Now a private citizen, Mr Trump is stripped of his protection from legal liability that the United States presidency gave him. That change in status is something that even Republicans who voted on Saturday to acquit him of inciting the January 6 attack in Washington, DC, are stressing, as they urge Americans to move on from impeachment.
“President Trump is still liable for everything he did while he was in office, as an ordinary citizen, unless the statute of limitations has run,” Republican Senate minority leader Mitch McConnell said after that vote.
He insisted the courts were a more appropriate venue to hold Mr Trump accountable than a Senate trial.
“He didn’t get away with anything yet,” Mr McConnell said. “Yet.”
The insurrection at the Capitol, in which five people died, is just one of the legal cases shadowing Mr Trump in the months after he was voted out of office. He also faces legal exposure in Georgia over an alleged pressure campaign on state election officials, and in Manhattan over hush-money payments and business deals.
Mr Trump’s culpability under the law for inciting the riot is by no means clear-cut, however. The standard is high under court decisions reaching back 50 years. Mr Trump could also be sued by victims, though he has some constitutional protections, including if he acted while carrying out the duties of president. Those cases would come down to his intent.
Legal scholars say a proper criminal investigation takes time, and there are at least five years on the statute of limitations to bring a federal case. New evidence is emerging every day.
The legal issue is whether Mr Trump or any of the speakers at the rally near the White House that preceded the assault on the Capitol incited violence and whether they knew their words would have that effect.
Mr Trump urged the crowd on January 6 to march on the Capitol, where Congress was meeting to affirm Joe Biden’s presidential election, and said: “You’ll never take our country back with weakness.” He promised to go with his supporters, though he ultimately did not, and spent weeks agitating supporters through his increasingly combative language and false election claims, urging them to “stop the steal”.
Mr Trump’s impeachment lawyers said he did nothing illegal. Mr Trump, in a statement after the acquittal, did not admit to any wrongdoing.
Federal prosecutors have said they are looking at all angles of the assault on the Capitol and whether the violence had been incited.

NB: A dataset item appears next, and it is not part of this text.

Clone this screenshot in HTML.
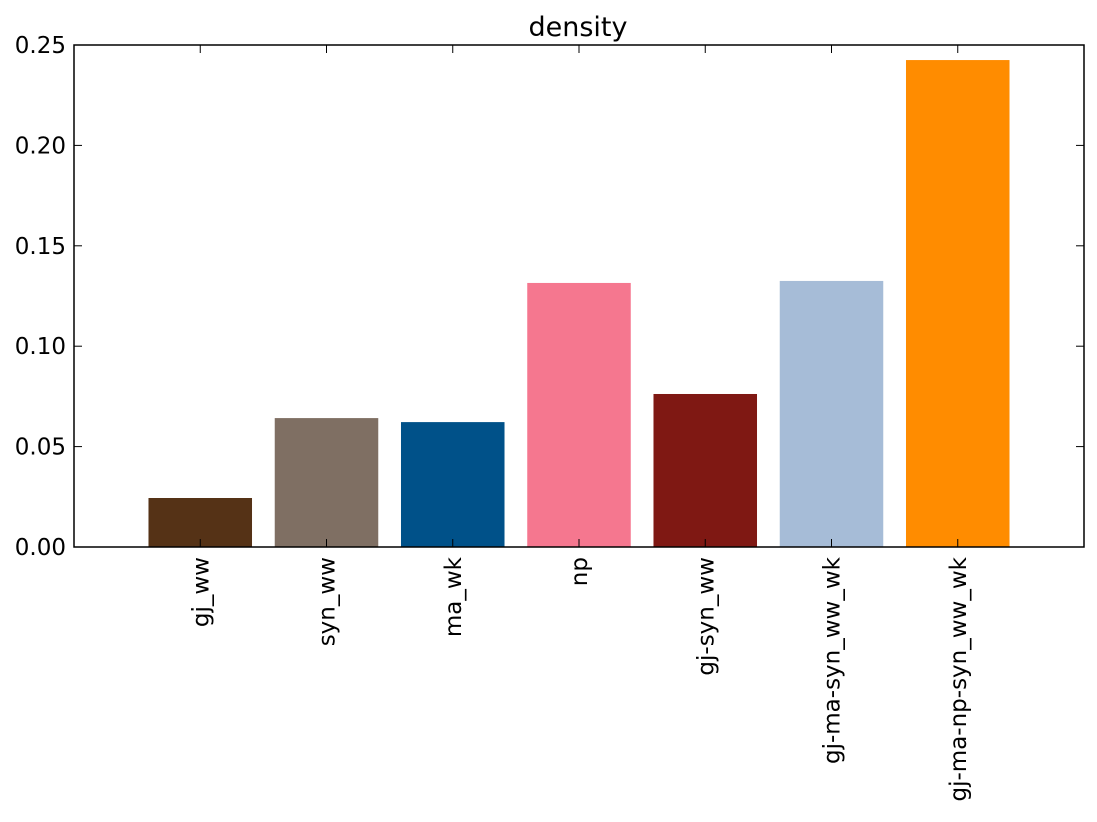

The Attorney General for the District of Columbia, Karl Racine, has revealed that district prosecutors are considering whether to charge Mr Trump under local law that criminalises statements that motivate people to violence.
Elsewhere, Atlanta prosecutors have opened a criminal investigation into Mr Trump’s attempts to overturn his election loss in Georgia, including a January 2 phone call in which he urged that state’s secretary of state, Brad Raffensperger, to “find” enough votes to reverse Mr Biden’s narrow victory.